The Liberals will never be the same

Andrew Coyne predicts there will be neither a coalition nor a merger, only the destruction of the Liberal party

THE CANADIAN PRESS/Nathan Denette

There are some things you say that you can never take back. It doesn’t matter whether you meant what you said. You said it, and from that moment things can never be the same. This is how it is now, I think, with the Liberal Party of Canada.

For the past several weeks, various figures, mostly on the left of the party, have been openly speculating about the possibility of forming a coalition government with the NDP after the next election. Not a mere non-aggression pact, such as the one between the Ontario Liberal and New Democratic parties 25 years ago—the object of some pointed public reminiscing by Bob Rae—but a full-blown coalition: common program of government, New Democrats in cabinet, the works.

This mounting fever of speculation having gone unchallenged by the leader—after much thought, Michael Ignatieff eventually allowed as how a coalition could not be ruled out, though he had appeared to do just that a year ago—it should not have been entirely surprising to find some willing to go further still. As long as we’re talking about forming a coalition after the election, why not a coalition before the election—divide up the seats, agree on a slate of candidates, the works? In which case, why not merge the parties altogether?

When the news broke that indeed such a project was being discussed, and not just by anyone, but by senior figures in both parties, including former leaders Jean Chrétien and Ed Broadbent, the general reaction was incredulity. You want us to believe a story whose only named source is Warren Kinsella? Later, when the truth of it could no longer be denied, it was derided as old news. Hadn’t Roy Romanow been talking this way for years? Yawn.

I’m sorry. When a former prime minister lets it be known that he has given up on the party he led to three majorities, and wants to merge it with another party, that is not something that can be dismissed, or forgotten. It may be unwise, it may be unworkable, but that does not mean that people in both parties—serious people, not fringe cranks—are not thinking about it, or that they will not persist in the endeavour. This cannot be without consequence. The prospect having been raised in such a spectacular fashion, it cannot be unraised. A chain of events has been set in motion, with a momentum and a logic whose endpoint, I predict, is neither coalition nor merger, but the destruction of the Liberal party.

Consider first the implications of a simple coalition—a coalition struck not in the chaotic aftermath of an indecisive election, but anticipated well in advance. For left-leaning voters tempted to stray into the NDP camp, there is no longer any reason to stick with the Liberals, as they have been traditionally admonished, just to keep the Conservatives out: the coalition can see to that now. Indeed, as Chantal Hébert has pointed out, all the more reason to vote NDP, to strengthen its hand in coalition talks.
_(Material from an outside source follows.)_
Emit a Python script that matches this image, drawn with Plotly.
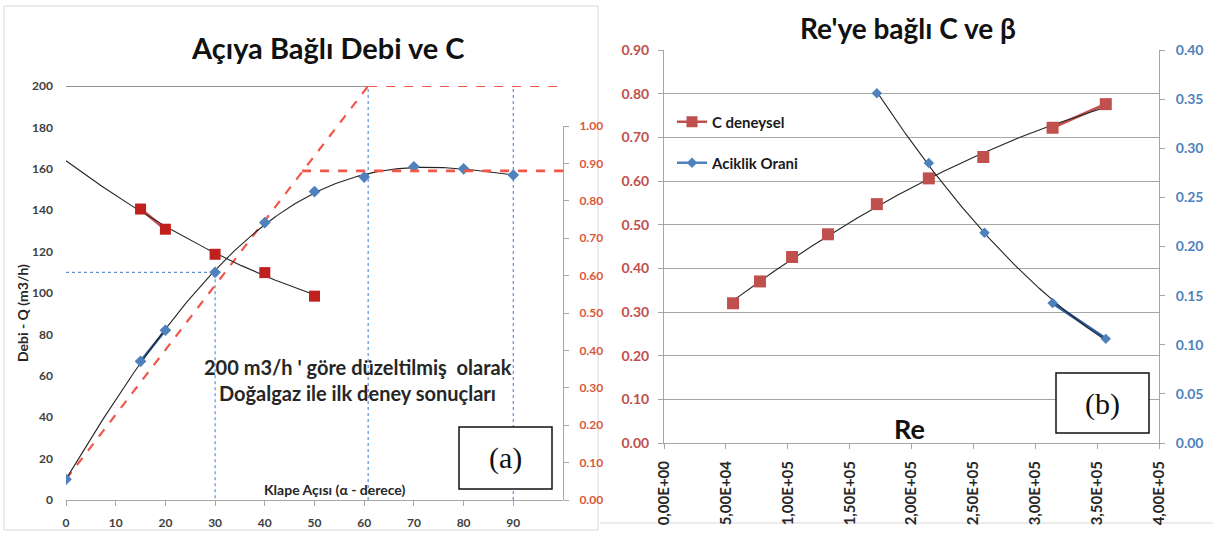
import numpy as np
import plotly.graph_objects as go

W, H = 1213, 533

# ---------------- Left panel data ----------------
angle = [0, 15, 20, 30, 40, 50, 60, 70, 80, 90]
debi = [10, 67, 82, 110, 134, 149, 156, 161, 160, 157]
c_angle = [15, 20, 30, 40, 50]
c_value = [0.778, 0.724, 0.657, 0.608, 0.545]
left_xticks = [0, 10, 20, 30, 40, 50, 60, 70, 80, 90]
left_yticks = [0, 20, 40, 60, 80, 100, 120, 140, 160, 180, 200]
left_grid = [20, 40, 60, 80, 100, 120, 140, 160, 180]
right_yticks = [0.0, 0.1, 0.2, 0.3, 0.4, 0.5, 0.6, 0.7, 0.8, 0.9, 1.0]

# reference / guide lines (left panel)
ideal_angle = [0, 60.8]
ideal_debi = [10, 200]
full_angle = [60.8, 100]
full_debi = [200, 200]
plateau_angle = [47.5, 100]
plateau_c = [0.88, 0.88]
guide30_x = [0, 30, 30]
guide30_y = [110, 110, 0]
guide60_x = [60.8, 60.8]
guide90_x = [90, 90]
guide_full_y = [0, 200]

# ---------------- Right panel data ----------------
re_c = [5.58e4, 7.76e4, 1.035e5, 1.325e5, 1.72e5, 2.14e5, 2.58e5, 3.14e5, 3.57e5]
c_re = [0.320, 0.370, 0.426, 0.478, 0.547, 0.606, 0.655, 0.722, 0.776]
re_b = [1.72e5, 2.14e5, 2.59e5, 3.14e5, 3.57e5]
beta = [0.356, 0.285, 0.214, 0.1425, 0.106]
re_ticks = [0, 5e4, 1e5, 1.5e5, 2e5, 2.5e5, 3e5, 3.5e5, 4e5]
re_ticktext = ["0,00E+00", "5,00E+04", "1,00E+05", "1,50E+05", "2,00E+05",
               "2,50E+05", "3,00E+05", "3,50E+05", "4,00E+05"]
c_ticks = [0, 0.1, 0.2, 0.3, 0.4, 0.5, 0.6, 0.7, 0.8, 0.9]
b_ticks = [0, 0.05, 0.1, 0.15, 0.2, 0.25, 0.3, 0.35, 0.4]

RED = "#C0504D"
BLUE = "#4F81BD"
DBLUE = "#2B5B9B"
DASHRED = "#F0564A"
GRID = "#A6A6A6"
FONT = "Lato"

def px(x):
    return x / W

def py(y):
    return 1 - y / H

fig = go.Figure()

# ---- trendlines (polynomial fits of the data, like Excel trendlines)
q_fit = np.poly1d(np.polyfit(angle, debi, 4))
q_x = np.linspace(0, 90, 200)
c_fit = np.poly1d(np.polyfit(c_angle, c_value, 2))
c_x = np.linspace(0, 50, 120)
rc_fit = np.poly1d(np.polyfit(re_c, c_re, 2))
rc_x = np.linspace(re_c[0], re_c[-1], 150)
rb_fit = np.poly1d(np.polyfit(re_b, beta, 2))
rb_x = np.linspace(re_b[0], re_b[-1], 150)

# ---------------- Left panel traces ----------------
fig.add_trace(go.Scatter(x=guide30_x, y=guide30_y, mode="lines",
                         line=dict(color="#5B8FD6", width=1.2, dash="dot"),
                         xaxis="x", yaxis="y", showlegend=False))
for gx in (guide60_x, guide90_x):
    fig.add_trace(go.Scatter(x=gx, y=guide_full_y, mode="lines",
                             line=dict(color="#5B8FD6", width=1.2, dash="dot"),
                             xaxis="x", yaxis="y", showlegend=False))
fig.add_trace(go.Scatter(x=[0, ideal_angle[1]], y=[200, 200], mode="lines",
                         line=dict(color="#6E6E6E", width=1.6),
                         xaxis="x", yaxis="y", showlegend=False))
fig.add_trace(go.Scatter(x=ideal_angle, y=ideal_debi, mode="lines",
                         line=dict(color=DASHRED, width=2.2, dash="dash"),
                         xaxis="x", yaxis="y", showlegend=False))
fig.add_trace(go.Scatter(x=full_angle, y=full_debi, mode="lines",
                         line=dict(color=DASHRED, width=2.2, dash="dash"),
                         xaxis="x", yaxis="y", showlegend=False))
fig.add_trace(go.Scatter(x=plateau_angle, y=plateau_c, mode="lines",
                         line=dict(color=DASHRED, width=2.6, dash="dash"),
                         xaxis="x", yaxis="y2", showlegend=False))
# series segments
fig.add_trace(go.Scatter(x=angle[1:3], y=debi[1:3], mode="lines",
                         line=dict(color=DBLUE, width=2.6),
                         xaxis="x", yaxis="y", showlegend=False))
fig.add_trace(go.Scatter(x=c_angle[0:2], y=c_value[0:2], mode="lines",
                         line=dict(color=RED, width=3),
                         xaxis="x", yaxis="y2", showlegend=False))
# trendlines
fig.add_trace(go.Scatter(x=q_x, y=q_fit(q_x), mode="lines",
                         line=dict(color="#262626", width=1.1),
                         xaxis="x", yaxis="y", showlegend=False))
fig.add_trace(go.Scatter(x=c_x, y=c_fit(c_x), mode="lines",
                         line=dict(color="#262626", width=1.1),
                         xaxis="x", yaxis="y2", showlegend=False))
# markers
fig.add_trace(go.Scatter(x=angle, y=debi, mode="markers",
                         marker=dict(symbol="diamond", size=9, color=BLUE),
                         xaxis="x", yaxis="y", showlegend=False))
fig.add_trace(go.Scatter(x=c_angle, y=c_value, mode="markers",
                         marker=dict(symbol="square", size=11, color="#C0201E"),
                         xaxis="x", yaxis="y2", showlegend=False))

# ---------------- Right panel traces ----------------
fig.add_trace(go.Scatter(x=re_c[7:9], y=c_re[7:9], mode="lines",
                         line=dict(color=RED, width=3),
                         xaxis="x3", yaxis="y3", showlegend=False))
fig.add_trace(go.Scatter(x=re_b[3:5], y=beta[3:5], mode="lines",
                         line=dict(color=DBLUE, width=3),
                         xaxis="x3", yaxis="y4", showlegend=False))
fig.add_trace(go.Scatter(x=rc_x, y=rc_fit(rc_x), mode="lines",
                         line=dict(color="#262626", width=1.1),
                         xaxis="x3", yaxis="y3", showlegend=False))
fig.add_trace(go.Scatter(x=rb_x, y=rb_fit(rb_x), mode="lines",
                         line=dict(color="#262626", width=1.1),
                         xaxis="x3", yaxis="y4", showlegend=False))
fig.add_trace(go.Scatter(x=re_c, y=c_re, mode="markers",
                         marker=dict(symbol="square", size=12, color=RED),
                         xaxis="x3", yaxis="y3", showlegend=False))
fig.add_trace(go.Scatter(x=re_b, y=beta, mode="markers",
                         marker=dict(symbol="diamond", size=8, color=BLUE),
                         xaxis="x3", yaxis="y4", showlegend=False))
# legend entries (line + marker, as in the Excel legend)
fig.add_trace(go.Scatter(x=[None], y=[None], mode="lines+markers", name="C deneysel",
                         marker=dict(symbol="square", size=11, color=RED),
                         line=dict(color=RED, width=2.5),
                         xaxis="x3", yaxis="y3", showlegend=True, legend="legend"))
fig.add_trace(go.Scatter(x=[None], y=[None], mode="lines+markers", name="Aciklik Orani",
                         marker=dict(symbol="diamond", size=8, color=BLUE),
                         line=dict(color=BLUE, width=2.5),
                         xaxis="x3", yaxis="y4", showlegend=True, legend="legend2"))

axfont = dict(family=FONT, size=12, color="#404040", weight="bold")

fig.update_layout(
    width=W, height=H,
    margin=dict(l=0, r=0, t=0, b=0, autoexpand=False),
    paper_bgcolor="white", plot_bgcolor="rgba(0,0,0,0)",
    font=dict(family=FONT),
    xaxis=dict(domain=[px(66), px(563)], range=[0, 100], anchor="y", automargin=False,
               tickvals=left_xticks, tickfont=axfont, showgrid=False,
               zeroline=False, showline=True, linecolor=GRID, linewidth=1,
               ticks="outside", ticklen=5, tickcolor=GRID, ticklabelstandoff=7),
    yaxis=dict(domain=[py(500), py(86)], range=[0, 200], anchor="x", automargin=False,
               tickvals=left_yticks, tickfont=axfont, showgrid=False,
               zeroline=False, showline=False, ticks="", ticklabelstandoff=12),
    yaxis5=dict(domain=[py(500), py(86)], range=[0, 200], anchor="x", automargin=False,
                overlaying="y", tickvals=left_grid, showgrid=True,
                gridcolor=GRID, gridwidth=1, showticklabels=False,
                zeroline=False, showline=False),
    yaxis6=dict(domain=[py(500), py(126)], range=[0, 1], anchor="x", automargin=False,
                side="left", showline=True, linecolor=GRID, linewidth=1,
                showticklabels=False, showgrid=False, zeroline=False,
                ticks="outside", tickvals=right_yticks[1:], ticklen=4, tickcolor=GRID),
    yaxis2=dict(domain=[py(500), py(126)], range=[0, 1.0], anchor="x", automargin=False,
                side="right", tickvals=right_yticks, tickformat=".2f",
                tickfont=dict(family=FONT, size=12, color="#D9583B", weight="bold"),
                showgrid=False, zeroline=False, showline=True, linecolor=GRID,
                ticks="outside", ticklen=5, tickcolor=GRID, ticklabelstandoff=8),
    xaxis3=dict(domain=[px(664), px(1159)], range=[0, 4e5], anchor="y3", automargin=False,
                tickvals=re_ticks, ticktext=re_ticktext, tickangle=-90,
                tickfont=dict(family=FONT, size=15, color="#262626", weight="bold"),
                showgrid=False, zeroline=False, showline=True, linecolor=GRID,
                ticks="outside", ticklen=5, tickcolor=GRID, ticklabelstandoff=6),
    yaxis3=dict(domain=[py(443), py(50)], range=[0, 0.9], anchor="x3", automargin=False,
                tickvals=c_ticks, tickformat=".2f",
                tickfont=dict(family=FONT, size=14, color="#C0504D", weight="bold"),
                showgrid=True, gridcolor=GRID, zeroline=False, showline=True,
                linecolor=GRID, ticks="outside", ticklen=5, tickcolor=GRID,
                ticklabelstandoff=6),
    yaxis4=dict(domain=[py(443), py(50)], range=[0, 0.4], anchor="x3", automargin=False,
                overlaying="y3", side="right", tickvals=b_ticks, tickformat=".2f",
                tickfont=dict(family=FONT, size=14, color="#4F81BD", weight="bold"),
                showgrid=False, zeroline=False, showline=True, linecolor=GRID,
                ticks="outside", ticklen=5, tickcolor=GRID, ticklabelstandoff=8),
    legend=dict(x=px(672), y=py(122), xanchor="left", yanchor="middle",
                bgcolor="rgba(0,0,0,0)", itemwidth=30,
                font=dict(family=FONT, size=15, color="#1a1a1a", weight="bold")),
    legend2=dict(x=px(672), y=py(163), xanchor="left", yanchor="middle",
                 bgcolor="rgba(0,0,0,0)", itemwidth=30,
                 font=dict(family=FONT, size=15, color="#1a1a1a", weight="bold")),
)

ann = []
ann.append(dict(text="Açıya Bağlı Debi ve C", x=px(328), y=py(48),
                font=dict(family=FONT, size=29, color="#111111", weight="bold")))
ann.append(dict(text="Re'ye bağlı C ve β", x=px(908), y=py(28),
                font=dict(family=FONT, size=28, color="#111111", weight="bold")))
ann.append(dict(text="Debi - Q (m3/h)", x=px(22), y=py(313), textangle=-90,
                font=dict(family=FONT, size=14, color="#262626", weight="bold")))
ann.append(dict(text="200 m3/h ' göre düzeltilmiş  olarak", x=px(358), y=py(367),
                font=dict(family=FONT, size=20, color="#262626", weight="bold")))
ann.append(dict(text="Doğalgaz ile ilk deney sonuçları", x=px(357), y=py(393),
                font=dict(family=FONT, size=20, color="#262626", weight="bold")))
ann.append(dict(text="Klape Açısı (α - derece)", x=px(335), y=py(490),
                font=dict(family=FONT, size=14, color="#262626", weight="bold")))
ann.append(dict(text="(a)", x=px(505), y=py(458),
                font=dict(family="Liberation Serif", size=30, color="#111111")))
ann.append(dict(text="(b)", x=px(1102), y=py(404),
                font=dict(family="Liberation Serif", size=30, color="#111111")))
ann.append(dict(text="Re", x=px(909), y=py(428),
                font=dict(family=FONT, size=27, color="#111111", weight="bold")))
for a in ann:
    a.update(xref="paper", yref="paper", showarrow=False,
             xanchor="center", yanchor="middle")
fig.update_layout(annotations=ann)

shapes = [
    dict(type="rect", xref="paper", yref="paper", x0=px(459), x1=px(552),
         y0=py(489), y1=py(427), line=dict(color="#111111", width=1.5),
         fillcolor="white", layer="above"),
    dict(type="rect", xref="paper", yref="paper", x0=px(1056), x1=px(1149),
         y0=py(433), y1=py(373), line=dict(color="#111111", width=1.5),
         fillcolor="white", layer="above"),
    dict(type="rect", xref="paper", yref="paper", x0=px(4), x1=px(598),
         y0=py(530), y1=py(6), line=dict(color="#D9D9D9", width=1), layer="below"),
    dict(type="line", xref="paper", yref="paper", x0=px(600), x1=px(1213),
         y0=py(523), y1=py(523), line=dict(color="#D9D9D9", width=1), layer="below"),
]
fig.update_layout(shapes=shapes)

fig.write_html(
    "out.html",
    config={"displayModeBar": False},
    post_script="document.body.style.margin='0px';document.body.style.overflow='hidden';",
)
Meanwhile, right-leaning voters will consider the spectacle of a cabinet filled with the likes of Libby Davies and Pat Martin, and recoil.

The same split between left and right will be played out within the party. The Liberal party is not a party that forms coalitions. It is one. It is not a party of the left, but of the left and right: a cumbersomely broad tent that, so long as the party remained in power, or near it, could nevertheless be kept aloft. The likelihood of an extended stay in opposition, with the attendant need to define itself more sharply, could be predicted to expose the party’s divisions. But so stark a choice as a coalition-merger with the NDP is sure to crack them wide open.

And as Liberal support continues to bleed away, this can only grow worse. The left will take this as further evidence of the necessity of striking some sort of deal with the NDP. The right can be expected to push back just as hard: though it is unlikely to prevail, it can probably forestall any decision until after the election. But what are the party’s chances in an election in which it is so painfully divided?

And what is the NDP’s likely response to that calamity? It is true that it was the NDP that first approached the Liberals about a coalition, in the parliamentary crisis of November 2008. And, to be sure, the NDP has benefited handsomely from the recent resurgence of interest in the idea: it is the centre of everyone’s attention, no longer merely a party of protest but potentially taking a hand in government. But that does not mean it will remain committed to the project—or that it ever was.

I do not think it is the ambition of the present NDP leadership to play helpmate to the Grits. Their aim is to replace them. It has served their purposes to keep the coalition talk alive, not least for the mischief it causes inside the Liberal party. But if the Liberal slide continues, the Dips will have less and less incentive to agree to anything. Rather, they will raise their demands, and raise them again, until at last they walk away from the talks outright, and leave the Liberals to collapse.

It is a dismal fate for Liberals to contemplate. But by not firmly quashing any talk of coalition as soon as it got started, Ignatieff has lost control of events, as surely as he has lost control of the party. I fear it is too late now.